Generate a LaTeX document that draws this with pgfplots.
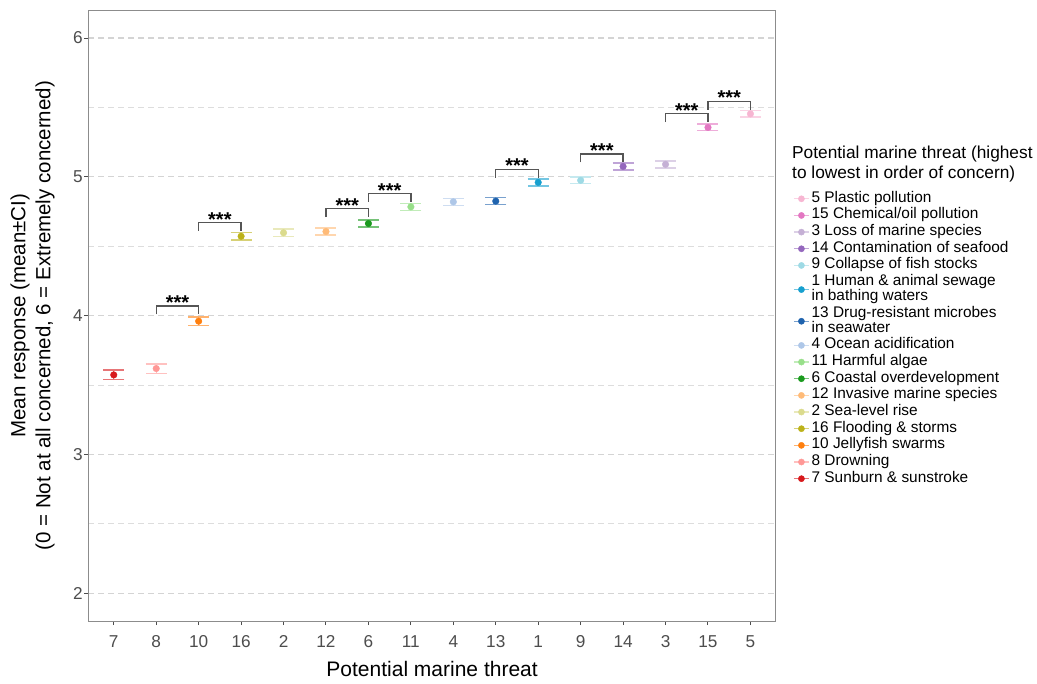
\documentclass[border=0pt]{standalone}
\usepackage{pgfplots}
\pgfplotsset{compat=1.18}
\usepackage{fontspec}
\setmainfont{Liberation Sans}

\definecolor{c5}{HTML}{F7B6D2}
\definecolor{c15}{HTML}{E377C2}
\definecolor{c3}{HTML}{C5B0D5}
\definecolor{c14}{HTML}{9467BD}
\definecolor{c9}{HTML}{9EDAE5}
\definecolor{c1}{HTML}{17A0CF}
\definecolor{c13}{HTML}{1F63AE}
\definecolor{c4}{HTML}{AEC7E8}
\definecolor{c11}{HTML}{98DF8A}
\definecolor{c6}{HTML}{1A9A1E}
\definecolor{c12}{HTML}{FFBB78}
\definecolor{c2}{HTML}{DBDB8D}
\definecolor{c16}{HTML}{BCB21A}
\definecolor{c10}{HTML}{FF7F0E}
\definecolor{c8}{HTML}{FF9896}
\definecolor{c7}{HTML}{D7191C}
\definecolor{tickgray}{HTML}{4D4D4D}
\definecolor{gridgray}{HTML}{D4D4D4}
\definecolor{bordergray}{HTML}{8C8C8C}
\definecolor{bkt}{HTML}{555555}

\newcommand\ticfont{\fontsize{17.2bp}{20bp}\selectfont}
\newcommand\legfont{\fontsize{15.4bp}{15bp}\selectfont}
\newcommand\starfont{\fontsize{20bp}{22bp}\selectfont\bfseries}

\pgfplotsset{
  thr/.style={only marks, mark=*, mark size=3.3bp, color=#1,
    mark options={fill=#1, draw=#1},
    /pgfplots/legend image code/.code={
      \draw[draw=#1!60!white, line width=1.4bp] (0bp,0bp) -- (15bp,0bp);
      \draw[#1] plot[mark=*, mark size=3.1bp, mark options={fill=#1,draw=#1}] coordinates {(7.5bp,0bp)};
    },
    error bars/.cd, y dir=both, y explicit, error mark=|,
    error bar style={draw=#1!60!white, line width=1.4bp},
    error mark options={draw=#1!60!white, line width=1.4bp, mark size=10.5bp},
  },
  bracket/.style={forget plot, draw=bkt, line width=1.3bp, mark=none},
}

\begin{document}
\begin{tikzpicture}
\useasboundingbox (0,0) rectangle (1037bp,684bp);
\begin{axis}[
  at={(88.3bp,63bp)}, anchor=south west,
  width=687.6bp, height=610.7bp, scale only axis,
  xmin=0.4, xmax=16.6, ymin=1.8, ymax=6.2,
  xtick={1,...,16},
  xticklabels={7,8,10,16,2,12,6,11,4,13,1,9,14,3,15,5},
  ytick={2,3,4,5,6},
  minor ytick={2.5,3.5,4.5,5.5},
  minor tick length=0pt,
  ymajorgrids, yminorgrids,
  major grid style={draw=gridgray, line width=1.2bp, dash pattern=on 6bp off 4bp},
  minor grid style={draw=gridgray!80, line width=1bp, dash pattern=on 6bp off 4bp},
  axis line style={draw=bordergray, line width=1bp},
  tick align=outside, tick pos=left,
  major tick length=4bp,
  major tick style={draw=tickgray, line width=1bp},
  /pgf/number format/assume math mode=true,
  ticklabel style={font=\ticfont, text=tickgray, inner sep=0pt},
  yticklabel style={xshift=-1.3bp},
  xticklabel style={yshift=-10bp},
  xlabel={Potential marine threat},
  xlabel style={font=\fontsize{21bp}{25bp}\selectfont, at={(axis description cs:0.5,0)}, anchor=base, yshift=-55bp},
  ylabel={Mean response (mean±CI)\\(0 = Not at all concerned, 6 = Extremely concerned)},
  ylabel style={font=\fontsize{20.5bp}{25bp}\selectfont, align=center, at={(axis description cs:0,0.5)}, anchor=center, yshift=55.8bp},
  reverse legend,
  legend cell align=left,
  legend style={at={(axis description cs:1.0249,0.7044)}, anchor=north west,
    draw=none, fill=none, inner sep=0pt, row sep=1.1bp, column sep=2bp,
    font=\legfont, cells={align=left}, nodes={inner sep=0pt, text depth=4.4bp}},
]
\addplot[thr=c7]  coordinates {(1,3.573) +- (0,0.034)}; \addlegendentry{7 Sunburn \& sunstroke}
\addplot[thr=c8]  coordinates {(2,3.619) +- (0,0.034)}; \addlegendentry{8 Drowning}
\addplot[thr=c10] coordinates {(3,3.960) +- (0,0.030)}; \addlegendentry{10 Jellyfish swarms}
\addplot[thr=c16] coordinates {(4,4.572) +- (0,0.027)}; \addlegendentry{16 Flooding \& storms}
\addplot[thr=c2]  coordinates {(5,4.597) +- (0,0.026)}; \addlegendentry{2 Sea-level rise}
\addplot[thr=c12] coordinates {(6,4.606) +- (0,0.026)}; \addlegendentry{12 Invasive marine species}
\addplot[thr=c6]  coordinates {(7,4.664) +- (0,0.026)}; \addlegendentry{6 Coastal overdevelopment}
\addplot[thr=c11] coordinates {(8,4.784) +- (0,0.026)}; \addlegendentry{11 Harmful algae}
\addplot[thr=c4]  coordinates {(9,4.820) +- (0,0.026)}; \addlegendentry{4 Ocean acidification}
\addplot[thr=c13] coordinates {(10,4.825) +- (0,0.025)}; \addlegendentry{13 Drug-resistant microbes\\in seawater}
\addplot[thr=c1]  coordinates {(11,4.960) +- (0,0.025)}; \addlegendentry{1 Human \& animal sewage\\in bathing waters}
\addplot[thr=c9]  coordinates {(12,4.975) +- (0,0.025)}; \addlegendentry{9 Collapse of fish stocks}
\addplot[thr=c14] coordinates {(13,5.075) +- (0,0.026)}; \addlegendentry{14 Contamination of seafood}
\addplot[thr=c3]  coordinates {(14,5.090) +- (0,0.025)}; \addlegendentry{3 Loss of marine species}
\addplot[thr=c15] coordinates {(15,5.356) +- (0,0.024)}; \addlegendentry{15 Chemical/oil pollution}
\addplot[thr=c5]  coordinates {(16,5.454) +- (0,0.022)}; \addlegendentry{5 Plastic pollution}

\addplot[bracket] coordinates {(2,4.010) (2,4.070) (3,4.070) (3,4.010)};
\addplot[bracket] coordinates {(3,4.610) (3,4.670) (4,4.670) (4,4.610)};
\addplot[bracket] coordinates {(6,4.710) (6,4.770) (7,4.770) (7,4.710)};
\addplot[bracket] coordinates {(7,4.820) (7,4.880) (8,4.880) (8,4.820)};
\addplot[bracket] coordinates {(10,4.995) (10,5.055) (11,5.055) (11,4.995)};
\addplot[bracket] coordinates {(12,5.105) (12,5.165) (13,5.165) (13,5.105)};
\addplot[bracket] coordinates {(14,5.394) (14,5.454) (15,5.454) (15,5.394)};
\addplot[bracket] coordinates {(15,5.485) (15,5.545) (16,5.545) (16,5.485)};

\foreach \xx/\yy in {2.5/4.070, 3.5/4.670, 6.5/4.770, 7.5/4.880, 10.5/5.055, 12.5/5.165, 14.5/5.454, 15.5/5.545}{
  \edef\temp{\noexpand\node[anchor=base, font=\noexpand\starfont, inner sep=0pt, yshift=-3.5bp] at (axis cs:\xx,\yy) {***};}
  \temp
}
\end{axis}
\node[anchor=north west, align=left, inner sep=0pt, font=\fontsize{17.3bp}{20bp}\selectfont] at (792bp,538bp)
  {Potential marine threat (highest\\to lowest in order of concern)};
\end{tikzpicture}
\end{document}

__WRITTEN TASK__
Return to the listing above and set it down exactly, leaving out its pictures.

__EXERCISE SOLUTION__
Generate a LaTeX document that draws this with pgfplots.
\documentclass[border=0pt]{standalone}
\usepackage{pgfplots}
\pgfplotsset{compat=1.18}
\usepackage{fontspec}
\setmainfont{Liberation Sans}

\definecolor{c5}{HTML}{F7B6D2}
\definecolor{c15}{HTML}{E377C2}
\definecolor{c3}{HTML}{C5B0D5}
\definecolor{c14}{HTML}{9467BD}
\definecolor{c9}{HTML}{9EDAE5}
\definecolor{c1}{HTML}{17A0CF}
\definecolor{c13}{HTML}{1F63AE}
\definecolor{c4}{HTML}{AEC7E8}
\definecolor{c11}{HTML}{98DF8A}
\definecolor{c6}{HTML}{1A9A1E}
\definecolor{c12}{HTML}{FFBB78}
\definecolor{c2}{HTML}{DBDB8D}
\definecolor{c16}{HTML}{BCB21A}
\definecolor{c10}{HTML}{FF7F0E}
\definecolor{c8}{HTML}{FF9896}
\definecolor{c7}{HTML}{D7191C}
\definecolor{tickgray}{HTML}{4D4D4D}
\definecolor{gridgray}{HTML}{D4D4D4}
\definecolor{bordergray}{HTML}{8C8C8C}
\definecolor{bkt}{HTML}{555555}

\newcommand\ticfont{\fontsize{17.2bp}{20bp}\selectfont}
\newcommand\legfont{\fontsize{15.4bp}{15bp}\selectfont}
\newcommand\starfont{\fontsize{20bp}{22bp}\selectfont\bfseries}

\pgfplotsset{
  thr/.style={only marks, mark=*, mark size=3.3bp, color=#1,
    mark options={fill=#1, draw=#1},
    /pgfplots/legend image code/.code={
      \draw[draw=#1!60!white, line width=1.4bp] (0bp,0bp) -- (15bp,0bp);
      \draw[#1] plot[mark=*, mark size=3.1bp, mark options={fill=#1,draw=#1}] coordinates {(7.5bp,0bp)};
    },
    error bars/.cd, y dir=both, y explicit, error mark=|,
    error bar style={draw=#1!60!white, line width=1.4bp},
    error mark options={draw=#1!60!white, line width=1.4bp, mark size=10.5bp},
  },
  bracket/.style={forget plot, draw=bkt, line width=1.3bp, mark=none},
}

\begin{document}
\begin{tikzpicture}
\useasboundingbox (0,0) rectangle (1037bp,684bp);
\begin{axis}[
  at={(88.3bp,63bp)}, anchor=south west,
  width=687.6bp, height=610.7bp, scale only axis,
  xmin=0.4, xmax=16.6, ymin=1.8, ymax=6.2,
  xtick={1,...,16},
  xticklabels={7,8,10,16,2,12,6,11,4,13,1,9,14,3,15,5},
  ytick={2,3,4,5,6},
  minor ytick={2.5,3.5,4.5,5.5},
  minor tick length=0pt,
  ymajorgrids, yminorgrids,
  major grid style={draw=gridgray, line width=1.2bp, dash pattern=on 6bp off 4bp},
  minor grid style={draw=gridgray!80, line width=1bp, dash pattern=on 6bp off 4bp},
  axis line style={draw=bordergray, line width=1bp},
  tick align=outside, tick pos=left,
  major tick length=4bp,
  major tick style={draw=tickgray, line width=1bp},
  /pgf/number format/assume math mode=true,
  ticklabel style={font=\ticfont, text=tickgray, inner sep=0pt},
  yticklabel style={xshift=-1.3bp},
  xticklabel style={yshift=-10bp},
  xlabel={Potential marine threat},
  xlabel style={font=\fontsize{21bp}{25bp}\selectfont, at={(axis description cs:0.5,0)}, anchor=base, yshift=-55bp},
  ylabel={Mean response (mean±CI)\\(0 = Not at all concerned, 6 = Extremely concerned)},
  ylabel style={font=\fontsize{20.5bp}{25bp}\selectfont, align=center, at={(axis description cs:0,0.5)}, anchor=center, yshift=55.8bp},
  reverse legend,
  legend cell align=left,
  legend style={at={(axis description cs:1.0249,0.7044)}, anchor=north west,
    draw=none, fill=none, inner sep=0pt, row sep=1.1bp, column sep=2bp,
    font=\legfont, cells={align=left}, nodes={inner sep=0pt, text depth=4.4bp}},
]
\addplot[thr=c7]  coordinates {(1,3.573) +- (0,0.034)}; \addlegendentry{7 Sunburn \& sunstroke}
\addplot[thr=c8]  coordinates {(2,3.619) +- (0,0.034)}; \addlegendentry{8 Drowning}
\addplot[thr=c10] coordinates {(3,3.960) +- (0,0.030)}; \addlegendentry{10 Jellyfish swarms}
\addplot[thr=c16] coordinates {(4,4.572) +- (0,0.027)}; \addlegendentry{16 Flooding \& storms}
\addplot[thr=c2]  coordinates {(5,4.597) +- (0,0.026)}; \addlegendentry{2 Sea-level rise}
\addplot[thr=c12] coordinates {(6,4.606) +- (0,0.026)}; \addlegendentry{12 Invasive marine species}
\addplot[thr=c6]  coordinates {(7,4.664) +- (0,0.026)}; \addlegendentry{6 Coastal overdevelopment}
\addplot[thr=c11] coordinates {(8,4.784) +- (0,0.026)}; \addlegendentry{11 Harmful algae}
\addplot[thr=c4]  coordinates {(9,4.820) +- (0,0.026)}; \addlegendentry{4 Ocean acidification}
\addplot[thr=c13] coordinates {(10,4.825) +- (0,0.025)}; \addlegendentry{13 Drug-resistant microbes\\in seawater}
\addplot[thr=c1]  coordinates {(11,4.960) +- (0,0.025)}; \addlegendentry{1 Human \& animal sewage\\in bathing waters}
\addplot[thr=c9]  coordinates {(12,4.975) +- (0,0.025)}; \addlegendentry{9 Collapse of fish stocks}
\addplot[thr=c14] coordinates {(13,5.075) +- (0,0.026)}; \addlegendentry{14 Contamination of seafood}
\addplot[thr=c3]  coordinates {(14,5.090) +- (0,0.025)}; \addlegendentry{3 Loss of marine species}
\addplot[thr=c15] coordinates {(15,5.356) +- (0,0.024)}; \addlegendentry{15 Chemical/oil pollution}
\addplot[thr=c5]  coordinates {(16,5.454) +- (0,0.022)}; \addlegendentry{5 Plastic pollution}

\addplot[bracket] coordinates {(2,4.010) (2,4.070) (3,4.070) (3,4.010)};
\addplot[bracket] coordinates {(3,4.610) (3,4.670) (4,4.670) (4,4.610)};
\addplot[bracket] coordinates {(6,4.710) (6,4.770) (7,4.770) (7,4.710)};
\addplot[bracket] coordinates {(7,4.820) (7,4.880) (8,4.880) (8,4.820)};
\addplot[bracket] coordinates {(10,4.995) (10,5.055) (11,5.055) (11,4.995)};
\addplot[bracket] coordinates {(12,5.105) (12,5.165) (13,5.165) (13,5.105)};
\addplot[bracket] coordinates {(14,5.394) (14,5.454) (15,5.454) (15,5.394)};
\addplot[bracket] coordinates {(15,5.485) (15,5.545) (16,5.545) (16,5.485)};

\foreach \xx/\yy in {2.5/4.070, 3.5/4.670, 6.5/4.770, 7.5/4.880, 10.5/5.055, 12.5/5.165, 14.5/5.454, 15.5/5.545}{
  \edef\temp{\noexpand\node[anchor=base, font=\noexpand\starfont, inner sep=0pt, yshift=-3.5bp] at (axis cs:\xx,\yy) {***};}
  \temp
}
\end{axis}
\node[anchor=north west, align=left, inner sep=0pt, font=\fontsize{17.3bp}{20bp}\selectfont] at (792bp,538bp)
  {Potential marine threat (highest\\to lowest in order of concern)};
\end{tikzpicture}
\end{document}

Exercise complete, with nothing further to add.